El testimonio de estos verdugos muestra en detalle cómo funciona la mente criminal cuando se esconde tras el uniforme, el cargo o la institución. También aquí el mecanismo con el que pretende eximirse el crimen de lesa humanidad es la supuesta ‘enajenación’ de la víctima. Cuando, como en el caso de la represión de las juntas falta el argumento de la ‘extranjería’, se recurre a la ‘alienación’ ideológica, o incluso a la necesidad de exorcizar en la sociedad la simiente del mal, en línea con la lógica de una ‘santa’ inquisición que la historia ha reeditado una y otra vez con cada cruzada nacional, proceso de depuración ideológica o limpieza étnica que se ha impuesto a la población. Pero el elemento de peso en estos casos no es la pureza e integridad de los valores. Detrás de los aspavientos y proclamas, ya fuera en Armenia, Polonia, la Patagonia o la Escuela de Mecánica de la Armada, había siempre otras intenciones de carácter más mundano. No se trataba tan sólo de tratar de despojar a las personas de toda esperanza y dignidad, sino de arrebatarles sus pertenencias y patrimonio, ya fueran caballos, tierras, pozos, ahorros, obras de arte, ropas o descendencia.  Hasta qué punto la militarización de la política comporta una patente de corso para la minoría que ejerce el poder, es algo que la historia sitúa con todo detalle y que lamentablemente no hemos superado.
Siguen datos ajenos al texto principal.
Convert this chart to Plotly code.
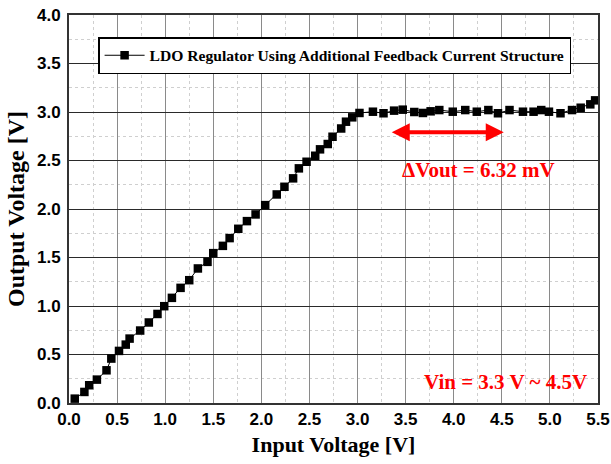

Lo que sucedía hace cien años en lugares tan diversos es un fenómeno que, lejos de agotarse, se ha ido repitiendo, a lo largo del último siglo, en Sudáfrica, Camboya, Ruanda y una larga lista de países de la que, por desgracia, tampoco podemos zafarnos. El terrorismo de estado, el crimen organizado contra la propia población es, también hoy, un recurso vigente que clama por disponer de organismos internacionales que ejerzan su tutela sobre aquellos y aquellos que son despojados de su ciudadanía y con ella de todos sus derechos. El reconocimiento internacional de un estado debería pasar por el reconocimiento por parte de este, de los derechos de ciudadanía del conjunto de su población, sin distinciones por razón de raza, credo o convicción política. Esta obligación no puede circunscribirse tan sólo al propio territorio, sino también a aquellos que se gestione, controle o administre en el marco de una ocupación. En esta lógica, el castigo colectivo que se ejerce en Gaza y la represión de los palestinos en Israel da continuidad a la parte más tenebrosa de la historia de la humanidad y reclama de mayor firmeza por parte de Naciones Unidas y también de una Unión Europea, cuya falta de rigor y coherencia histórica resulta luctuosa.